In diesem ersten Abschnitt, der sich in der Kabine des Heizers abspielt, nimmt Karl eindeutig die Rolle des schutzbeholfenen Jünglings ein. Der Heizer hingegen bietet genau diesen Schutz, sowie vertraute Nähe und Wärme bietet, die eine „ideale Vaterfigur“ (Tröndle 89) ausmacht. Trotz allem ist es wichtig zu bemerken, dass sich Karl dennoch dem Heizer übergeordnet zu fühlen scheint, da er ihn mit den „niedrigeren Angestellten“ des Vaters assoziiert und gedanklich „solche[n] Leute[n]“ (13) zuordnet. Diese Hierarchie setzt sich im Verlauf des Kapitels fort, als die beiden die Kabine verlassen und im Büro des Kapitäns vorstellig werden. Hier kehrt sich nicht nur das Verhältnis zwischen Schützling/Schutz-Bietender um, sondern die homoerotische Komponente der Beziehung wird zudem stärker sichtbar. Beides spiegelt sich einleitend im Blick des Heizers wieder, der Karl ansieht „als sei dieser sein Herz, dem er stumm seinen Jammer klagte“ (17). Diese Augensprache hat große Ähnlichkeit mit einem hilflosen Kind, das Beistand und Rat beim Vater sucht. Genauso agiert Karl dann auch im folgenden Streitgespräch mit dem Kapitän. Darüber hinaus schwingen bei dem Wort „Herz“, als Symbol der Liebe oder Kosenamen für eine geliebte Person, zum anderen aber auch besondere und innige Gefühle mit. Delianidou, auf Claudia Liebrand verweisend, erkennt gleichwohl „daß Karl mit dem Heizer ‚keine Männerfreundschaft‘, sondern ein ‚echtes und heftiges Gefühl: Liebe‘ verbinde“, räumt aber ein, dass diese ihres Erachtens „an dieser Stelle [aber] nicht homosexueller Natur, sondern die zwischen Vater und Sohn [sei]“ (Delianidou 182). Dem kann entgegengesetzt werden, dass homoerotisch natürlich nicht gleich homosexuell bedeuten muss und ersteres in Sätzen wie „[u]nd er ging langsam zum Heizer, zog dessen rechte Hand aus dem Gürtel und hielt sie spielend in der seinen“ (36) stärker repräsentiert ist, als die übertragene Liebkosung eines Vaters zu seinem Sohn.
[...]
[1] Ich habe bewusst den englischen Begriff gewählt, da das deutsche „Männerbund“ m.E. irreführend ist. Male bonding hingegen steht im Zusammenhang mit Eve Sedgewicks Theorie der Homoziologie, die „ein Kontinuum sozialer und sexueller Beziehungen zwischen Personen gleiche Geschlechts umschreibt“ („Eve Sedgewick“ Metzler Gender Studies. 2002 ed. S.354) und „strukturelle Verbindungen und Beziehungen (persönlicher, geschäftlicher oder ideologischer Art)“ („Männerbünde“ Metzler Gender Studies. 2002 ed. S.247 ) betrifft. Es geht also rein um die soziale Komponente dieses Begriffs.

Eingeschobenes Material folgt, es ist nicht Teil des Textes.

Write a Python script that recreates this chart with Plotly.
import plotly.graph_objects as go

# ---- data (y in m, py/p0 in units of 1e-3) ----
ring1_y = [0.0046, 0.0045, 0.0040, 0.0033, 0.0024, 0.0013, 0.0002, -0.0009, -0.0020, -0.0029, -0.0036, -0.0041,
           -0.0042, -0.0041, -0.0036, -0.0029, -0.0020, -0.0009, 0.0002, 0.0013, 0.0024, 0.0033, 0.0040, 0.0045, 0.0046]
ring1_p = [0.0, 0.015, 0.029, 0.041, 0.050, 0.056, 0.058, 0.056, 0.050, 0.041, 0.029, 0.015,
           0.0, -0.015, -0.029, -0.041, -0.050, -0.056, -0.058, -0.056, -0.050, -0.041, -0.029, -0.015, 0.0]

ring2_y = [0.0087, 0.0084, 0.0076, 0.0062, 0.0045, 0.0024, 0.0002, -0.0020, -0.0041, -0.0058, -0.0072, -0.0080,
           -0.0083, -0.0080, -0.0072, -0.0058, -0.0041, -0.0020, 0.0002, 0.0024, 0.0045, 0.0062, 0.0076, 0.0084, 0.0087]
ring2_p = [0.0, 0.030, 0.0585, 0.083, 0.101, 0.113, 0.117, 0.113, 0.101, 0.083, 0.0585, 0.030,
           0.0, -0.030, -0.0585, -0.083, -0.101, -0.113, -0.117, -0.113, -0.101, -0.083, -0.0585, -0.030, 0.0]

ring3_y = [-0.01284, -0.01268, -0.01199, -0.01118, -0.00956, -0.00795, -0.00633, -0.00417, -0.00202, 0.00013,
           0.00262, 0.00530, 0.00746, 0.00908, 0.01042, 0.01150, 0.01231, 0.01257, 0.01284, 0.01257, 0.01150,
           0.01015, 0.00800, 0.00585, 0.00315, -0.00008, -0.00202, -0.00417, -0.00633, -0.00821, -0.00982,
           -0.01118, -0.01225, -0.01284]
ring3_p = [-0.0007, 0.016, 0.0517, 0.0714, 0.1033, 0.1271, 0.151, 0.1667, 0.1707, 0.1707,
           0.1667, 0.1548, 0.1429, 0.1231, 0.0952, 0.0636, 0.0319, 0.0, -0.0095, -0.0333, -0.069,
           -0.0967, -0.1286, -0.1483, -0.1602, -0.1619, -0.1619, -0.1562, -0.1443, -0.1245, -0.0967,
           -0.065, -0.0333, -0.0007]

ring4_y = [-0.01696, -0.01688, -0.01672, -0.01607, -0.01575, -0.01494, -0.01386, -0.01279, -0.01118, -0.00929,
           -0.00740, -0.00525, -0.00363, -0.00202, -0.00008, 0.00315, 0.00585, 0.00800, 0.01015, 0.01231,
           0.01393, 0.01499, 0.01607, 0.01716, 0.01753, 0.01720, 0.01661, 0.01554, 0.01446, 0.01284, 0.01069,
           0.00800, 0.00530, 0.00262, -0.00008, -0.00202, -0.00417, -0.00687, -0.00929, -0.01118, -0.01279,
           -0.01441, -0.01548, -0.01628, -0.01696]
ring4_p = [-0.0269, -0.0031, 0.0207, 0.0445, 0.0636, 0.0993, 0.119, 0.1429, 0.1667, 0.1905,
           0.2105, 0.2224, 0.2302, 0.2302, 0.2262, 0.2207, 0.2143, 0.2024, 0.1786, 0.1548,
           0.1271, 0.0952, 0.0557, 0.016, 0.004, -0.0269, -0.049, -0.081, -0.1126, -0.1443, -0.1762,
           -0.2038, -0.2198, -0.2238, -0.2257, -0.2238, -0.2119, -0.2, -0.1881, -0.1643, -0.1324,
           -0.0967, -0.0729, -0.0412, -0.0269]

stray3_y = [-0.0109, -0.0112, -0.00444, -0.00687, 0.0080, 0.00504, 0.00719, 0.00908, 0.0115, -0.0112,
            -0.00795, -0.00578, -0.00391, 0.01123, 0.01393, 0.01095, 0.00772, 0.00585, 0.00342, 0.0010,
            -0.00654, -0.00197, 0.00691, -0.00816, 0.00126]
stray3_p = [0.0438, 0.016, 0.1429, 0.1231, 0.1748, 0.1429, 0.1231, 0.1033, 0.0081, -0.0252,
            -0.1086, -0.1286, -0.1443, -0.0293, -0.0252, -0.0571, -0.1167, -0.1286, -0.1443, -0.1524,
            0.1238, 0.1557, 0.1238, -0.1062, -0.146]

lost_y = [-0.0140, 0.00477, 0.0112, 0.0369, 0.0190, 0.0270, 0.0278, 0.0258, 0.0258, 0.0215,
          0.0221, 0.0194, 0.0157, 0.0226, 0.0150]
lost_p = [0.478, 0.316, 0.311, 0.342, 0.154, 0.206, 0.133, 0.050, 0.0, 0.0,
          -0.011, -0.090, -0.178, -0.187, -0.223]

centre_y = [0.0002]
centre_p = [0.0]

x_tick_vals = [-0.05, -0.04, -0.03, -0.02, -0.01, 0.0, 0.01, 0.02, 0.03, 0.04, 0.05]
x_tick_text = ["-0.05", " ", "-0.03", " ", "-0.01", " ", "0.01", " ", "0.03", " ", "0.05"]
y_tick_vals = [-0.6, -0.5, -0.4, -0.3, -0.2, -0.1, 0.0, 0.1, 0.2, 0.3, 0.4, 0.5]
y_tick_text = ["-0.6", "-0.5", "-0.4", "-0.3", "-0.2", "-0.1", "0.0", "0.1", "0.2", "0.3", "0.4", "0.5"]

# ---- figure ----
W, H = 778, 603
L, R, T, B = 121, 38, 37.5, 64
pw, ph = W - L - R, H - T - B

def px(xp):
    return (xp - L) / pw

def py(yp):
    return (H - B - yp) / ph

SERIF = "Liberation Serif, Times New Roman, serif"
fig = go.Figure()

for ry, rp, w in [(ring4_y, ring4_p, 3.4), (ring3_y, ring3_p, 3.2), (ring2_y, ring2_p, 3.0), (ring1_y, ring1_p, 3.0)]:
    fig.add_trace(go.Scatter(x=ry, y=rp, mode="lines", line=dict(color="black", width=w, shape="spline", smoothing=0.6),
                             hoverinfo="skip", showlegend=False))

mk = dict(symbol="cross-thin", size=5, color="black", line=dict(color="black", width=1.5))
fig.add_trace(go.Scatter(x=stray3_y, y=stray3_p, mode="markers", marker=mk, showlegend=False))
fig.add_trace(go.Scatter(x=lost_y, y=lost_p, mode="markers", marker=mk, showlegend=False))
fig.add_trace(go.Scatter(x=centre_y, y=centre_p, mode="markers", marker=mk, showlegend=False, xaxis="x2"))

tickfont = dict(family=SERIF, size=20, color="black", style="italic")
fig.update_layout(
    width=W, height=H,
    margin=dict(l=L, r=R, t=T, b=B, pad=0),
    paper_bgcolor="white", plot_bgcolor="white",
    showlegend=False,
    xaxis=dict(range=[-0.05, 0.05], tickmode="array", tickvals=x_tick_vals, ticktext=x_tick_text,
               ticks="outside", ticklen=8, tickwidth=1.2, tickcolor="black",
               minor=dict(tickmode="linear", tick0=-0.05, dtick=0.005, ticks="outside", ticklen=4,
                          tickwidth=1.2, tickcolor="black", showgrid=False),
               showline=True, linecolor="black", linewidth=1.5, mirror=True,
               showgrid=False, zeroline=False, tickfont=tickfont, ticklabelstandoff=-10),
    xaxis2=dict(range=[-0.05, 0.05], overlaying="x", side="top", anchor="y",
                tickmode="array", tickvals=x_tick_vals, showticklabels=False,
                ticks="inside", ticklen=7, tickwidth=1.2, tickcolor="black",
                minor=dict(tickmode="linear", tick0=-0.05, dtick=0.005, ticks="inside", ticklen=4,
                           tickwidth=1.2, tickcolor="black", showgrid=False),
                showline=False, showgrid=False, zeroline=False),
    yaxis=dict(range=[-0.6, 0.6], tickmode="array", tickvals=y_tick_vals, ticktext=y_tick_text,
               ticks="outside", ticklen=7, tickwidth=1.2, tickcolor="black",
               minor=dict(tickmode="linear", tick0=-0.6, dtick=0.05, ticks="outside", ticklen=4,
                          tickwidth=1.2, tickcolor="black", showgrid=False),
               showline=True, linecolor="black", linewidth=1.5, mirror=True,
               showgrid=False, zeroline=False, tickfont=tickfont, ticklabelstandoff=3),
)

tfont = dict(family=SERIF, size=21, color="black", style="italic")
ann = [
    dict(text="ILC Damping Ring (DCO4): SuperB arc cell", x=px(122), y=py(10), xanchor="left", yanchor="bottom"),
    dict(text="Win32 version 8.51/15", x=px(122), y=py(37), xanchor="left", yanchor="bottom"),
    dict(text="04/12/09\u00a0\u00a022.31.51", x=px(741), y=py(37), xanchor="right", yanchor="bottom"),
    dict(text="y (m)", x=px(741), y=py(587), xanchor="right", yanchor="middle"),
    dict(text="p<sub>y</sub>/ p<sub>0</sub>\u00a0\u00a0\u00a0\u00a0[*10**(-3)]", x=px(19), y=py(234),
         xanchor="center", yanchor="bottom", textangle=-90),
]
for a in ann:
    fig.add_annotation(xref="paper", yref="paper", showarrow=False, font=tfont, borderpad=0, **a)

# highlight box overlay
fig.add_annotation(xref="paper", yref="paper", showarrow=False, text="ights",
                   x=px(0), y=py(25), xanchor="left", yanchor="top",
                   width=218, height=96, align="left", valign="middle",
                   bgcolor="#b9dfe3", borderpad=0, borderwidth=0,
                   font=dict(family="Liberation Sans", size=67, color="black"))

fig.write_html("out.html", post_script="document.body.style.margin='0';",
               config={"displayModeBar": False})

[2] Hierbei ist es wichtig zu betonen, dass „männlich“ und „weiblich“ als stereotype Bezeichnungen nur deswegen plakativ benutzt werden, um auf die damaligen, mehr als heute festgelegten, Geschlechterrollenbildern zu rekurrieren.
[3] Im Folgenden soll nur noch Der Verschollene als Titel benutzt werden und nicht Brods Ersatzname „Amerika“. Desweiteren werden Zitate aus der Primärquelle lediglich durch die Seitenzahl und ohne Angabe des Autors angegeben.